Das Abendessen kaufen wir im Supermarkt und dann setzen wir uns vor den riesigen Bildschirm, der auf der Bühne aufgebaut ist. Wir sehen das Finale im Mehrkampf Geräteturnen und fiebern für Simone Biles mit, ein Ausnahmetalent aus den USA. Sie gewinnt die Goldmedaille. Der ganze Wettkampf ist sehr spannend und wir können hier quasi dabei sein.
Dann ist es Zeit für einen Spaziergang zum Strand am Abend. Wir wollen die Sonne im Meer versinken sehen, was uns auch gelingt. Ein schöner Abschluss des Tages bevor wir wieder in unser schönes Zelt gehen.
Morgens müssen wir zeitig aus dem Zelt ausziehen, daher packen wir unsere Packtaschen und treten die weite Reise zurück zum Bus an. Dort frühstücken wir und dann machen wir tatsächlich eine Fahrradtour nach Le Moutchic. Das liegt am Lac de Lacanau und wir erreichen den Ort nach einer Viertelstunde. Wir fahren ein bisschen am See entlang, an dem wir früher auch immer waren und dann geht es zurück zum Bus. Den müssen wir heute ordentlich packen, denn morgen geht es in aller Frühe weiter.
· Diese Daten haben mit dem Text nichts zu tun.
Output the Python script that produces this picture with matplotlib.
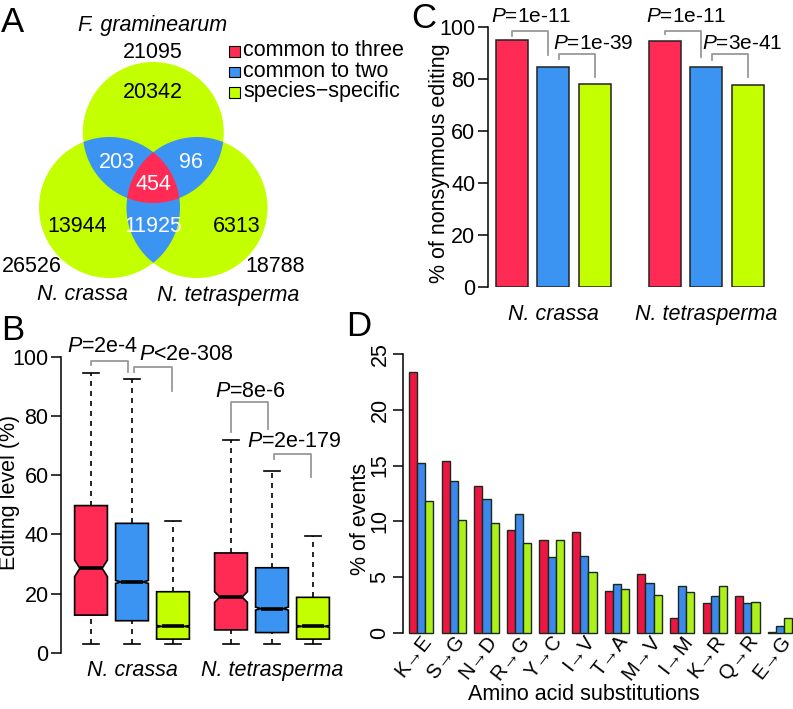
import numpy as np
import matplotlib
matplotlib.use("Agg")
import matplotlib.pyplot as plt
import matplotlib.transforms as mtrans
from matplotlib.patches import Circle, Polygon, Rectangle

plt.rcParams['font.family'] = ['Liberation Sans', 'DejaVu Sans']
plt.rcParams['mathtext.fontset'] = 'custom'
plt.rcParams['mathtext.it'] = 'Liberation Sans:italic'
plt.rcParams['mathtext.rm'] = 'Liberation Sans'

# ---- data ----
groups = ['common to three', 'common to two', 'species\u2212specific']
species = ['N. crassa', 'N. tetrasperma']

# A: venn counts
venn_only = {'Fg': 20342, 'Nc': 13944, 'Nt': 6313}
venn_pair = {'Fg-Nc': 203, 'Fg-Nt': 96, 'Nc-Nt': 11925}
venn_all = 454
venn_total = {'Fg': 21095, 'Nc': 26526, 'Nt': 18788}

# B: editing level boxplots (N. crassa x3, N. tetrasperma x3)
box_q1 = [12.7, 10.8, 4.6, 7.7, 6.8, 4.6]
box_med = [28.5, 23.9, 8.9, 18.8, 14.9, 8.9]
box_q3 = [49.7, 43.7, 20.6, 33.7, 28.7, 18.7]
box_lo = [2.9, 2.9, 2.9, 2.9, 2.9, 2.9]
box_hi = [94.6, 92.6, 44.6, 71.8, 61.5, 39.5]
box_cilo = [25.7, 23.4, 8.6, 17.0, 14.4, 8.6]
box_cihi = [31.3, 24.4, 9.2, 20.6, 15.4, 9.2]
b_pvals = ['$P$=2e-4', '$P$<2e-308', '$P$=8e-6', '$P$=2e-179']

# C: % nonsynonymous editing
nonsyn = [94.9, 84.6, 77.9, 94.6, 84.6, 77.8]
c_pvals = ['$P$=1e-11', '$P$=1e-39', '$P$=1e-11', '$P$=3e-41']

# D: amino acid substitutions
subs = ['K\u2192E', 'S\u2192G', 'N\u2192D', 'R\u2192G', 'Y\u2192C', 'I\u2192V',
        'T\u2192A', 'M\u2192V', 'I\u2192M', 'K\u2192R', 'Q\u2192R', 'E\u2192G']
ev_three = [23.4, 15.4, 13.2, 9.25, 8.35, 9.05, 3.75, 5.3, 1.3, 2.65, 3.3, 0.06]
ev_two = [15.2, 13.6, 12.0, 10.65, 6.8, 6.9, 4.4, 4.5, 4.2, 3.3, 2.7, 0.6]
ev_spec = [11.85, 10.1, 9.9, 8.05, 8.3, 5.5, 3.9, 3.4, 3.7, 4.25, 2.8, 1.3]

colors = ['#FF2B55', '#3C94F2', '#C4FF00']
colors_d = ['#EE1543', '#3C88EC', '#AEF01A']
FS = 15.5

W, H = 793, 709
fig = plt.figure(figsize=(W / 100, H / 100), dpi=100)


def px_axes(x0, y0, x1, y1):
    return fig.add_axes([x0 / W, 1 - y1 / H, (x1 - x0) / W, (y1 - y0) / H])


def ftext(x, y, s, **kw):
    fig.text(x / W, 1 - y / H, s, **kw)


def region_poly(circles, n=720):
    # intersection of circles -> convex polygon
    pts = []
    t = np.linspace(0, 2 * np.pi, n, endpoint=False)
    for i, (cx, cy, r) in enumerate(circles):
        p = np.c_[cx + r * np.cos(t), cy + r * np.sin(t)]
        keep = np.ones(n, bool)
        for j, (ox, oy, orad) in enumerate(circles):
            if j != i:
                keep &= (p[:, 0] - ox) ** 2 + (p[:, 1] - oy) ** 2 <= orad ** 2
        pts.append(p[keep])
    pts = np.vstack(pts)
    c = pts.mean(axis=0)
    return pts[np.argsort(np.arctan2(pts[:, 1] - c[1], pts[:, 0] - c[0]))]


# ---------------- A ----------------
axA = px_axes(0, 0, 400, 320)
axA.set_xlim(0, 400)
axA.set_ylim(320, 0)
axA.axis('off')
r = 70.5
cFg, cNc, cNt = (153.3, 132.5, r), (109.5, 207.5, r), (197.0, 207.5, r)
for c in (cFg, cNc, cNt):
    axA.add_patch(Circle(c[:2], c[2], fc=colors[2], ec='none'))
for pair in ((cFg, cNc), (cFg, cNt), (cNc, cNt)):
    axA.add_patch(Polygon(region_poly(pair), fc=colors[1], ec='none'))
axA.add_patch(Polygon(region_poly((cFg, cNc, cNt)), fc=colors[0], ec='none'))

kw = dict(ha='center', va='center', fontsize=FS)
axA.text(153, 92, str(venn_only['Fg']), **kw)
axA.text(77, 226, str(venn_only['Nc']), **kw)
axA.text(237, 226, str(venn_only['Nt']), **kw)
axA.text(117, 163, str(venn_pair['Fg-Nc']), color='white', **kw)
axA.text(191, 163, str(venn_pair['Fg-Nt']), color='white', **kw)
axA.text(153, 226, str(venn_pair['Nc-Nt']), color='white', **kw)
axA.text(153, 185, str(venn_all), color='white', **kw)
axA.text(153, 52, str(venn_total['Fg']), **kw)
axA.text(32, 267, str(venn_total['Nc']), **kw)
axA.text(275, 267, str(venn_total['Nt']), **kw)
axA.text(153, 25, 'F. graminearum', style='italic', **kw)
axA.text(82, 295, species[0], style='italic', **kw)
axA.text(228, 295, species[1], style='italic', **kw)
for k, (lab, col) in enumerate(zip(groups, colors)):
    yc = 51 + k * 20.5
    axA.add_patch(Rectangle((229, yc - 5), 10.5, 10.5, fc=col, ec='black', lw=0.8))
    axA.text(243, yc, lab, ha='left', va='center', fontsize=FS)

# ---------------- B ----------------
axB = px_axes(61, 356.7, 355, 652.7)
axB.set_ylim(0, 100)
axB.set_xlim(0.268, 7.44)
pos_b = [1, 2, 3, 4.415, 5.415, 6.415]
hw, nf = 0.4, 0.68
for i, x in enumerate(pos_b):
    q1, md, q3 = box_q1[i], box_med[i], box_q3[i]
    lo, hi, cl, ch = box_lo[i], box_hi[i], box_cilo[i], box_cihi[i]
    xs = [x - hw, x + hw, x + hw, x + hw * nf, x + hw, x + hw, x - hw, x - hw, x - hw * nf, x - hw]
    ys = [q1, q1, cl, md, ch, q3, q3, ch, md, cl]
    axB.add_patch(Polygon(np.c_[xs, ys], closed=True, fc=colors[i % 3], ec='black', lw=1.2, zorder=3))
    axB.plot([x - hw * nf, x + hw * nf], [md, md], color='black', lw=2.6, solid_capstyle='butt', zorder=4)
    axB.plot([x, x], [q3, hi], color='black', lw=1.2, ls=(0, (3, 3)), zorder=2)
    axB.plot([x, x], [lo, q1], color='black', lw=1.2, ls=(0, (3, 3)), zorder=2)
    for v in (lo, hi):
        axB.plot([x - hw / 2, x + hw / 2], [v, v], color='black', lw=1.2, zorder=2)

b_brackets = [(1, 1.895, 98.6, 97.3, 94.7), (2.056, 2.97, 96.4, 94.7, 88.5),
              (4.42, 5.317, 84.6, 74.7, 75.6), (5.47, 6.37, 67.1, 65.3, 59.5)]
b_ptext = [(1.28, 103.4), (3.33, 100.9), (4.88, 88.4), (5.95, 71.4)]
for (x1, x2, top, l, rr), (tx, ty), s in zip(b_brackets, b_ptext, b_pvals):
    axB.plot([x1, x1, x2, x2], [l, top, top, rr], color='#999999', lw=1.3, clip_on=False)
    axB.text(tx, ty, s, ha='center', va='center', fontsize=FS)

for s in ('top', 'right', 'bottom'):
    axB.spines[s].set_visible(False)
axB.spines['left'].set_linewidth(1.1)
axB.set_yticks([0, 20, 40, 60, 80, 100])
axB.tick_params(axis='y', labelsize=FS, length=7, width=1.1, pad=2)
axB.set_xticks([2, 5.415])
axB.set_xticklabels(species, style='italic', fontsize=FS)
axB.tick_params(axis='x', length=0, pad=5)
ftext(10, 492, 'Editing level (%)', rotation=90, ha='center', va='center', fontsize=FS)

# ---------------- C ----------------
axC = px_axes(488, 27, 790, 287)
axC.set_ylim(0, 100)
axC.set_xlim(-0.74, 8.69)
pos_c = [0, 1.3, 2.6, 4.78, 6.08, 7.38]
axC.bar(pos_c, nonsyn, width=1.0, color=colors * 2, edgecolor='#222222', linewidth=1.1)
c_brackets = [(0, 1.12, 98.6, 96.7, 89.2), (1.48, 2.6, 89.6, 87.6, 80.6),
              (4.78, 5.9, 98.6, 97.2, 88.6), (6.26, 7.38, 89.6, 87.3, 80.6)]
c_ptext = [(0.625, 103.9), (2.54, 93.7), (5.45, 103.9), (7.2, 93.7)]
for (x1, x2, top, l, rr), (tx, ty), s in zip(c_brackets, c_ptext, c_pvals):
    axC.plot([x1, x1, x2, x2], [l, top, top, rr], color='#999999', lw=1.3, clip_on=False)
    axC.text(tx, ty, s, ha='center', va='center', fontsize=FS - 0.5)
for s in ('top', 'right', 'bottom'):
    axC.spines[s].set_visible(False)
axC.spines['left'].set_linewidth(1.1)
axC.set_yticks([0, 20, 40, 60, 80, 100])
axC.tick_params(axis='y', labelsize=FS, length=7, width=1.1, pad=2)
axC.set_xticks([1.3, 6.08])
axC.set_xticklabels(species, style='italic', fontsize=FS)
axC.tick_params(axis='x', length=0, pad=12)
ftext(440, 163, '% of nonsynmous editing', rotation=90, ha='center', va='center', fontsize=FS)

# ---------------- D ----------------
axD = px_axes(403, 354, 793, 633)
axD.set_ylim(0, 25)
axD.set_xlim(-0.74, 47.1)
xg = np.arange(len(subs)) * 4
for k, (vals, col) in enumerate(zip((ev_three, ev_two, ev_spec), colors_d)):
    axD.bar(xg + k, vals, width=1.0, align='edge', color=col, edgecolor='#1a2a1a',
            linewidth=1.0, clip_on=False)
for s in ('top', 'right', 'bottom'):
    axD.spines[s].set_visible(False)
axD.spines['left'].set_linewidth(1.1)
axD.set_yticks([0, 5, 10, 15, 20, 25])
axD.set_yticklabels(['0', '5', '10', '15', '20', '25'], rotation=90, va='center')
axD.tick_params(axis='y', labelsize=FS, length=7, width=1.1, pad=2)
axD.set_xticks(xg + 1.5)
axD.set_xticklabels(subs, rotation=52, ha='right', va='center', rotation_mode='anchor',
                    fontsize=FS - 1)
axD.tick_params(axis='x', length=0, pad=3.5)
shift = mtrans.ScaledTranslation(0.07, 0, fig.dpi_scale_trans)
for lab in axD.get_xticklabels():
    lab.set_transform(lab.get_transform() + shift)
ftext(361, 519, '% of events', rotation=90, ha='center', va='center', fontsize=FS)
ftext(584, 695, 'Amino acid substitutions', ha='center', va='center', fontsize=FS)

# panel letters
for lab, x, y in (('A', 1, 22), ('B', 1, 331), ('C', 411, 18), ('D', 346, 327)):
    ftext(x, y, lab, ha='left', va='center', fontsize=25)

fig.savefig('out.png', dpi=100)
Heute Abend fahren wir aber ein letztes Mal zur Strandpromenade. Dort essen wir Moules et Fritesund schlendern anschließend über den Nachtmarkt. Ich habe, wie immer, strenges Kaufverbot, aber eine schöne Kleinigkeit findet sich ja immer. Und wer hält sich schon an alle Regeln!
Fazit zu Lacanau-Oceán
Der Abstecher in den Urlaubsort, in dem wir so oft vorher schon waren, hat uns supergut gefallen. Wir haben uns immer wieder an die vielen Begebenheiten von früher erinnert und haben eigentlich die gleichen Dinge gemacht wie sonst auch. Der glückliche Umstand, dass wir zwei Nächte auf Les Grands Pins verbringen durften, hat uns auch sehr gut gefallen, denn auch an diesem Platz hängen viele Erinnerungen. Wir kommen ganz sicher wieder!